When customer services come under discussion, most people tend immediately to think of external customers – the ones who buy our products or services. But what about the other type of customer – the internal customer? Dr Reuphillan Kasselman offers guidelines on how shared services can be used to deliver services to internal customers at a cost, quality and timeliness that are competitive with other alternatives.
by Dr Reuphillan Kasselman
Dr Reuphillan Kasselman completed her PhD in Organisational Behaviour at the University of Pretoria. She specialises in the development, implementation and improvement of business strategies and processes. Her expertise in developing and implementing Shared Services allows her to bring insight into the issues and best practices facing organisations with regard to re-structuring, re-engineering, cost saving, planning, and integration as part of the establishment of new businesses. Reuphillan has experience in Mining, Manufacturing, Financial Services, Retail, and Energy, spanning different functional areas and countries in Africa, the Middle East and Europe. She started her career in finance, and has been involved in IT, HR, Contact Centres and CRM, specialising in Business Model Design and Shared Services. She is a Business Coach and an acknowledged facilitator of many business seminars and conferences in South Africa. Her achievements also include authoring and presenting papers at conferences globally. She is the founder and CEO of Forte Advisory Services.

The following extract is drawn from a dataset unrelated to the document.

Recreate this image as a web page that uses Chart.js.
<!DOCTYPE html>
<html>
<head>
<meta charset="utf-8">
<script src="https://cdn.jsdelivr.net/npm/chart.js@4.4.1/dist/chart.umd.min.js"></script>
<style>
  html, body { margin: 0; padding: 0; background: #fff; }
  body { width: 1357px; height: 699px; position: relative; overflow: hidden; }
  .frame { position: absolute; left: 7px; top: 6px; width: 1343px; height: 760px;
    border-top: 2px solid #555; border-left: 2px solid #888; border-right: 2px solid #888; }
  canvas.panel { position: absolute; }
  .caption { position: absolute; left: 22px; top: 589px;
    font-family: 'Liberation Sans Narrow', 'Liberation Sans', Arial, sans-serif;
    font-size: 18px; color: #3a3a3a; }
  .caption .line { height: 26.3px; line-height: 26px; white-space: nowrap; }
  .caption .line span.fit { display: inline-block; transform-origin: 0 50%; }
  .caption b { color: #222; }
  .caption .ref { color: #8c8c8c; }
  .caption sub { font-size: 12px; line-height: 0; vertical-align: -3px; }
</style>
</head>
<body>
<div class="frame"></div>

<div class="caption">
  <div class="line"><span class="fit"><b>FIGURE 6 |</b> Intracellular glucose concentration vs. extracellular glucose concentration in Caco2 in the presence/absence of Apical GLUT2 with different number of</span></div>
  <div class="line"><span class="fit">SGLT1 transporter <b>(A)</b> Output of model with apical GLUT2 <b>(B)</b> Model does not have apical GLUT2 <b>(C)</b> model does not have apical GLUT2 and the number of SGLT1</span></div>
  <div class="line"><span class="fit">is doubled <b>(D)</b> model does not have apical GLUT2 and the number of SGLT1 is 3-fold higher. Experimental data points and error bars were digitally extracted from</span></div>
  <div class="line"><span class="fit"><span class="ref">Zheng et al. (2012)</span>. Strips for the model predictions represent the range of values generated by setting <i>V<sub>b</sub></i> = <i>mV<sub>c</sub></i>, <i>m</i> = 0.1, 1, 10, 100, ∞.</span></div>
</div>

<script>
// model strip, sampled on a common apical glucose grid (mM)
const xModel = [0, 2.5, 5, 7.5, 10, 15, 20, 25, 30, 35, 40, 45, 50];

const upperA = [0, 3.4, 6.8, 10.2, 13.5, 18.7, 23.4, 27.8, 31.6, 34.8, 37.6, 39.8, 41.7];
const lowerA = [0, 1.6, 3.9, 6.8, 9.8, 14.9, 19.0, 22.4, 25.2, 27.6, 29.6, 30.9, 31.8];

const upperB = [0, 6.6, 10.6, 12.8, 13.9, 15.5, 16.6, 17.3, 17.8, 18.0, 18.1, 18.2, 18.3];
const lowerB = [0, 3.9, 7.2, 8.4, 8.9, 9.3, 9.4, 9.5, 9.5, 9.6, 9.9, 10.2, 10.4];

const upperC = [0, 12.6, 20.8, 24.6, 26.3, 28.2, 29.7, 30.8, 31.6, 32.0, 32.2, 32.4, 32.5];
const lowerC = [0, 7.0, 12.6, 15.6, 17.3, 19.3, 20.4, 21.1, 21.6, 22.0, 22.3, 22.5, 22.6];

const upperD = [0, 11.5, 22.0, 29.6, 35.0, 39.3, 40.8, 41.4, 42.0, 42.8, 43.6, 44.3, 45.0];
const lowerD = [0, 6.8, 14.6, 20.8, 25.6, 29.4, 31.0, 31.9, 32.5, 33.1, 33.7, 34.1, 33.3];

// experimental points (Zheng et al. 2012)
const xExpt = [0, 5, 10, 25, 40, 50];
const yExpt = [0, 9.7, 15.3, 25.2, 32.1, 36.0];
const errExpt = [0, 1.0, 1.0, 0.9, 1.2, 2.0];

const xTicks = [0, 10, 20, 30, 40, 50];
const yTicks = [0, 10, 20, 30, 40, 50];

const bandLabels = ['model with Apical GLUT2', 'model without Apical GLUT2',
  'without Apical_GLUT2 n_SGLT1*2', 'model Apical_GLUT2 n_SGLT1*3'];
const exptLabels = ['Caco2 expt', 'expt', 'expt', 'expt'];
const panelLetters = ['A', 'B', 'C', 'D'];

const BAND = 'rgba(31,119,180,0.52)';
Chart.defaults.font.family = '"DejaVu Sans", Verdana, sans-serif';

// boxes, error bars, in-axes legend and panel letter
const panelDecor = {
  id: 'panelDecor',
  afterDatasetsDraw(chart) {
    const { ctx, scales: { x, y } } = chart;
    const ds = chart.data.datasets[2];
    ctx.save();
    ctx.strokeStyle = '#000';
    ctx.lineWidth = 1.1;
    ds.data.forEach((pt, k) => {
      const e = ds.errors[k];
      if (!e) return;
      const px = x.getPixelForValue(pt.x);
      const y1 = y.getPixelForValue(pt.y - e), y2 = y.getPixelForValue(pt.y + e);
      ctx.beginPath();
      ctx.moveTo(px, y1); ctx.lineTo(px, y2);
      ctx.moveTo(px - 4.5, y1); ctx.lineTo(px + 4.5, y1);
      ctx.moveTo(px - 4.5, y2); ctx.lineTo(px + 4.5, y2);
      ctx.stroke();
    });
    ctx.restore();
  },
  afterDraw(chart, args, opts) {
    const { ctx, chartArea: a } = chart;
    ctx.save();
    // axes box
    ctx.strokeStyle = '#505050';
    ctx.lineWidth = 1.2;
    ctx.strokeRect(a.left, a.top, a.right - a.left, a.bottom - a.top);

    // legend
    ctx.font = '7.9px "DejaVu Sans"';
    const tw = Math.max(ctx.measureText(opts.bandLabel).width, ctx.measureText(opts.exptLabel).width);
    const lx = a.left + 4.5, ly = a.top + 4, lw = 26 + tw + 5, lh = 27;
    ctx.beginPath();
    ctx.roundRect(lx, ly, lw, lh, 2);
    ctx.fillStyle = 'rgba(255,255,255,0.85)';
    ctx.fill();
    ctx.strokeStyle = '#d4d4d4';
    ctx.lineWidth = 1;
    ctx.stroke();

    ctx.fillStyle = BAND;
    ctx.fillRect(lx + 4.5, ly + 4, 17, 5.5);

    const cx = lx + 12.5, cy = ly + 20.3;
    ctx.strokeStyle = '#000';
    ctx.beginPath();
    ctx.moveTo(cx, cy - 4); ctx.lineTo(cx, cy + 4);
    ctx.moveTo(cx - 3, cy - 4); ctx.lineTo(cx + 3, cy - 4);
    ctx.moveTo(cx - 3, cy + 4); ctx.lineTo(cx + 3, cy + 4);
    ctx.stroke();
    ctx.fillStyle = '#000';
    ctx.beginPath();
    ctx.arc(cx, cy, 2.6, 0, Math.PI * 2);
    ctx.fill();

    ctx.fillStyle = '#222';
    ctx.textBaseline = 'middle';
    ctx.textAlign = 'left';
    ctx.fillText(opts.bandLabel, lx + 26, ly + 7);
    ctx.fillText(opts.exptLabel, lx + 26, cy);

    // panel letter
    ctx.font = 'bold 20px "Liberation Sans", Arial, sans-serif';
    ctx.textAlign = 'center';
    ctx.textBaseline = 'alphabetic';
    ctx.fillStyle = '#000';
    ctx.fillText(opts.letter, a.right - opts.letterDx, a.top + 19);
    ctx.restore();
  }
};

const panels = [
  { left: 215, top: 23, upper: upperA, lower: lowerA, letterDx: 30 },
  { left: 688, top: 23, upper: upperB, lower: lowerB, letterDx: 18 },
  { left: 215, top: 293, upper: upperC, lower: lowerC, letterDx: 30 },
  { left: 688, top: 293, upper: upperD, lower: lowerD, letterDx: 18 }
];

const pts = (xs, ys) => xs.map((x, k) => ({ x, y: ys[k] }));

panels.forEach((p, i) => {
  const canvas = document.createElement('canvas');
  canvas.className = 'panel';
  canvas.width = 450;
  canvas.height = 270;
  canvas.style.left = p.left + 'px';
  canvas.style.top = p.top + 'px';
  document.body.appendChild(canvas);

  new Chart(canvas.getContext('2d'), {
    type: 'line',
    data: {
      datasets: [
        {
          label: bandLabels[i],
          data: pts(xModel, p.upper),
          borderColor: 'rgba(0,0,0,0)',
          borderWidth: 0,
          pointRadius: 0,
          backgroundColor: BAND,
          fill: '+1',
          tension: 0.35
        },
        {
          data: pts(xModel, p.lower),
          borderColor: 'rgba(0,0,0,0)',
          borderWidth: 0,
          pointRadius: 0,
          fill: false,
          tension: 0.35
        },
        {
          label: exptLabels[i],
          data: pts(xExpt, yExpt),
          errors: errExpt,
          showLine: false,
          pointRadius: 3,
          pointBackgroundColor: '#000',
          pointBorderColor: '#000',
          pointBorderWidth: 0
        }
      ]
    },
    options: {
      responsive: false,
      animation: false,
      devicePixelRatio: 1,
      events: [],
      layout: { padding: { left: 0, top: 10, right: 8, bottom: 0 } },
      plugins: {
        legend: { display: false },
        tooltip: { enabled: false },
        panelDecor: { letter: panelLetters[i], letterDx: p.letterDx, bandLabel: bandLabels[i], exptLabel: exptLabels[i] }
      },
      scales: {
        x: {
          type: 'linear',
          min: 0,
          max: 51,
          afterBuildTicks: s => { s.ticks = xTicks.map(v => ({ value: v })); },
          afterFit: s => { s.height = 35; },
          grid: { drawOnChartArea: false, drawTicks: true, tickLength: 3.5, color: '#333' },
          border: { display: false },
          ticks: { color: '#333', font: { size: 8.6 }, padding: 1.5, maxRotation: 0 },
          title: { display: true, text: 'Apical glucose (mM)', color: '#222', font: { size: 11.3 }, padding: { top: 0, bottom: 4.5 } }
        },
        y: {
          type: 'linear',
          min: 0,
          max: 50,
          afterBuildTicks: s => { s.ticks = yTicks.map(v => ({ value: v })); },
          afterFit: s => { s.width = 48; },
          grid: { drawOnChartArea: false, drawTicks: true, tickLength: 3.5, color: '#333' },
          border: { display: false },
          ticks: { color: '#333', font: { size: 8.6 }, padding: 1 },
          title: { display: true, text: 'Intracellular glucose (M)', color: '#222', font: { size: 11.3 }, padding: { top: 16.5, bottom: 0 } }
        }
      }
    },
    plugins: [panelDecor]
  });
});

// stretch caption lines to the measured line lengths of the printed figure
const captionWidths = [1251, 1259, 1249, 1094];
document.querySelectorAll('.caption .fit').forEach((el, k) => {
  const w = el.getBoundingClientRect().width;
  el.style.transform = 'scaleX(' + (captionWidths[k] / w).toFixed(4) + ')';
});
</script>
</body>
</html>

It may be argued that true customers have complete discretion over their spending, and unilaterally select when, where, how and with whom they will spend their money. So the “internal customer” may be seen as a misnomer. Is this a colleague, or possibly a co-worker? This is the thinking with which many a customer services representative (CSR) in shared services centres (SSCs) battles. The problem with this thinking is that it affects not only the CSR, but also the customers – in their view, in their approach (or should that be “demands”?), and ultimately, in the entire interaction. This may soon create disloyalty instead of the advocacy which would be best for the company.
Being an internal service provider means more than just questioning your customer (colleague, employee, line manager) to gather information; it also means speaking with and listening to them as customers.